• Entries with chart source code:

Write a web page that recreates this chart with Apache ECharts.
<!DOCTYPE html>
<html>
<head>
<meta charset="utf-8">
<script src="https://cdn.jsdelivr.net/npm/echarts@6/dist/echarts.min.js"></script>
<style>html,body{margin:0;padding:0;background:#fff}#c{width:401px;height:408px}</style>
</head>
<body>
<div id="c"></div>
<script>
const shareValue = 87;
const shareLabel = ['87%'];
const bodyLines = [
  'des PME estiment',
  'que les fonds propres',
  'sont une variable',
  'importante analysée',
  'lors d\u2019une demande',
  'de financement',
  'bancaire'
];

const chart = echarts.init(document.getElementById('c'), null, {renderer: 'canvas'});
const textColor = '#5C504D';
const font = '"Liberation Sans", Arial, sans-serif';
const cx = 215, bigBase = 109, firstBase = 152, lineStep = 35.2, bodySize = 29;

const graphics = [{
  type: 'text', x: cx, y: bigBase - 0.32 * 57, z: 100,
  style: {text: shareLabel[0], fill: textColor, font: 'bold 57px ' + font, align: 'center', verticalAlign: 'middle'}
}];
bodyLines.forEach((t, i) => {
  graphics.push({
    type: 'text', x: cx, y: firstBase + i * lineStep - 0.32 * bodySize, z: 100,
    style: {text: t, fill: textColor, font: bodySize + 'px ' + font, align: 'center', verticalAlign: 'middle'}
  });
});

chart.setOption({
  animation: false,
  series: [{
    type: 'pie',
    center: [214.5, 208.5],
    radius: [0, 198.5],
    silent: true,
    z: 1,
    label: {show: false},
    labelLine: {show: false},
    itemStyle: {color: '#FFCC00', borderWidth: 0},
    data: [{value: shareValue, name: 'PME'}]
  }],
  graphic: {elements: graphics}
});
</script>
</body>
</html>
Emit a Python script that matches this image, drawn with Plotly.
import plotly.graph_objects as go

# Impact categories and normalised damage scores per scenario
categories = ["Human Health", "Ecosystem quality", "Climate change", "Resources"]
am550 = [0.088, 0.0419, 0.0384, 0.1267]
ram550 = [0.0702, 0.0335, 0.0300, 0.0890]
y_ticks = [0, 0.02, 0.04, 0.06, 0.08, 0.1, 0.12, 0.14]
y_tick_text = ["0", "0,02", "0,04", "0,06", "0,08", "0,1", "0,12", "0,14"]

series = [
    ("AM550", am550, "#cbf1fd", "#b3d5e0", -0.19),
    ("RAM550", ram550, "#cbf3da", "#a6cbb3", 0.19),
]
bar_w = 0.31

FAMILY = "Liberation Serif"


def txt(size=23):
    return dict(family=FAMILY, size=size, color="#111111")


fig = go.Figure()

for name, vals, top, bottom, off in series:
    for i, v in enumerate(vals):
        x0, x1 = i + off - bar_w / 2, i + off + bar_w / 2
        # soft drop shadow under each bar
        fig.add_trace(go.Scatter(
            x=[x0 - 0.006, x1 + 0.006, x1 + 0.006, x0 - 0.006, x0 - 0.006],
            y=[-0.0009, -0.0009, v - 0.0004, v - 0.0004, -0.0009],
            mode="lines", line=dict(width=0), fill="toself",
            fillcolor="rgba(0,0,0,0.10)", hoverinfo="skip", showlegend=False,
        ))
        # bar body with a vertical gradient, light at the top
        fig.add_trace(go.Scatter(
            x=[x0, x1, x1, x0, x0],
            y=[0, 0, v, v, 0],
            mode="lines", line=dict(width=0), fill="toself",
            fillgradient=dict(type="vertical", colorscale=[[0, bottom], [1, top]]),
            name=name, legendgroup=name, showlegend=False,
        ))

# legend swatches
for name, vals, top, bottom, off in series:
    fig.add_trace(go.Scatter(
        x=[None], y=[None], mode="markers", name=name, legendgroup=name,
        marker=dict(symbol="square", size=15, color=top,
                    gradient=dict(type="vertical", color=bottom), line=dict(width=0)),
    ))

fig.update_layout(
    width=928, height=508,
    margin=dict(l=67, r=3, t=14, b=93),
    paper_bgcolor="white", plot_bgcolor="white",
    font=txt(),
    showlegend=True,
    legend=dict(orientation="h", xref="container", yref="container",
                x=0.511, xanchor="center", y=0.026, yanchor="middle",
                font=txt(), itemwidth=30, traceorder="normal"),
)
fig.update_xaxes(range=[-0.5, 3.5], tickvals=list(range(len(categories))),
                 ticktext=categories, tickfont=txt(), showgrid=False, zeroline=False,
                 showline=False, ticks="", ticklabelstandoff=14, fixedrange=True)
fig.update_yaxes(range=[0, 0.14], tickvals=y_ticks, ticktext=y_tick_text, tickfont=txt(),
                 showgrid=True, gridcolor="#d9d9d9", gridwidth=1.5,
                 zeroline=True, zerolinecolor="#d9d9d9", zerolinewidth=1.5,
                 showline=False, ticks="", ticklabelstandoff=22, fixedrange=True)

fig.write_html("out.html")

• TASK REQUIREMENTS:
Extract the complete set of records unchanged.

• SOLVED PROBLEM:
Write a web page that recreates this chart with Apache ECharts.
<!DOCTYPE html>
<html>
<head>
<meta charset="utf-8">
<script src="https://cdn.jsdelivr.net/npm/echarts@6/dist/echarts.min.js"></script>
<style>html,body{margin:0;padding:0;background:#fff}#c{width:401px;height:408px}</style>
</head>
<body>
<div id="c"></div>
<script>
const shareValue = 87;
const shareLabel = ['87%'];
const bodyLines = [
  'des PME estiment',
  'que les fonds propres',
  'sont une variable',
  'importante analysée',
  'lors d\u2019une demande',
  'de financement',
  'bancaire'
];

const chart = echarts.init(document.getElementById('c'), null, {renderer: 'canvas'});
const textColor = '#5C504D';
const font = '"Liberation Sans", Arial, sans-serif';
const cx = 215, bigBase = 109, firstBase = 152, lineStep = 35.2, bodySize = 29;

const graphics = [{
  type: 'text', x: cx, y: bigBase - 0.32 * 57, z: 100,
  style: {text: shareLabel[0], fill: textColor, font: 'bold 57px ' + font, align: 'center', verticalAlign: 'middle'}
}];
bodyLines.forEach((t, i) => {
  graphics.push({
    type: 'text', x: cx, y: firstBase + i * lineStep - 0.32 * bodySize, z: 100,
    style: {text: t, fill: textColor, font: bodySize + 'px ' + font, align: 'center', verticalAlign: 'middle'}
  });
});

chart.setOption({
  animation: false,
  series: [{
    type: 'pie',
    center: [214.5, 208.5],
    radius: [0, 198.5],
    silent: true,
    z: 1,
    label: {show: false},
    labelLine: {show: false},
    itemStyle: {color: '#FFCC00', borderWidth: 0},
    data: [{value: shareValue, name: 'PME'}]
  }],
  graphic: {elements: graphics}
});
</script>
</body>
</html>
Emit a Python script that matches this image, drawn with Plotly.
import plotly.graph_objects as go

# Impact categories and normalised damage scores per scenario
categories = ["Human Health", "Ecosystem quality", "Climate change", "Resources"]
am550 = [0.088, 0.0419, 0.0384, 0.1267]
ram550 = [0.0702, 0.0335, 0.0300, 0.0890]
y_ticks = [0, 0.02, 0.04, 0.06, 0.08, 0.1, 0.12, 0.14]
y_tick_text = ["0", "0,02", "0,04", "0,06", "0,08", "0,1", "0,12", "0,14"]

series = [
    ("AM550", am550, "#cbf1fd", "#b3d5e0", -0.19),
    ("RAM550", ram550, "#cbf3da", "#a6cbb3", 0.19),
]
bar_w = 0.31

FAMILY = "Liberation Serif"


def txt(size=23):
    return dict(family=FAMILY, size=size, color="#111111")


fig = go.Figure()

for name, vals, top, bottom, off in series:
    for i, v in enumerate(vals):
        x0, x1 = i + off - bar_w / 2, i + off + bar_w / 2
        # soft drop shadow under each bar
        fig.add_trace(go.Scatter(
            x=[x0 - 0.006, x1 + 0.006, x1 + 0.006, x0 - 0.006, x0 - 0.006],
            y=[-0.0009, -0.0009, v - 0.0004, v - 0.0004, -0.0009],
            mode="lines", line=dict(width=0), fill="toself",
            fillcolor="rgba(0,0,0,0.10)", hoverinfo="skip", showlegend=False,
        ))
        # bar body with a vertical gradient, light at the top
        fig.add_trace(go.Scatter(
            x=[x0, x1, x1, x0, x0],
            y=[0, 0, v, v, 0],
            mode="lines", line=dict(width=0), fill="toself",
            fillgradient=dict(type="vertical", colorscale=[[0, bottom], [1, top]]),
            name=name, legendgroup=name, showlegend=False,
        ))

# legend swatches
for name, vals, top, bottom, off in series:
    fig.add_trace(go.Scatter(
        x=[None], y=[None], mode="markers", name=name, legendgroup=name,
        marker=dict(symbol="square", size=15, color=top,
                    gradient=dict(type="vertical", color=bottom), line=dict(width=0)),
    ))

fig.update_layout(
    width=928, height=508,
    margin=dict(l=67, r=3, t=14, b=93),
    paper_bgcolor="white", plot_bgcolor="white",
    font=txt(),
    showlegend=True,
    legend=dict(orientation="h", xref="container", yref="container",
                x=0.511, xanchor="center", y=0.026, yanchor="middle",
                font=txt(), itemwidth=30, traceorder="normal"),
)
fig.update_xaxes(range=[-0.5, 3.5], tickvals=list(range(len(categories))),
                 ticktext=categories, tickfont=txt(), showgrid=False, zeroline=False,
                 showline=False, ticks="", ticklabelstandoff=14, fixedrange=True)
fig.update_yaxes(range=[0, 0.14], tickvals=y_ticks, ticktext=y_tick_text, tickfont=txt(),
                 showgrid=True, gridcolor="#d9d9d9", gridwidth=1.5,
                 zeroline=True, zerolinecolor="#d9d9d9", zerolinewidth=1.5,
                 showline=False, ticks="", ticklabelstandoff=22, fixedrange=True)

fig.write_html("out.html")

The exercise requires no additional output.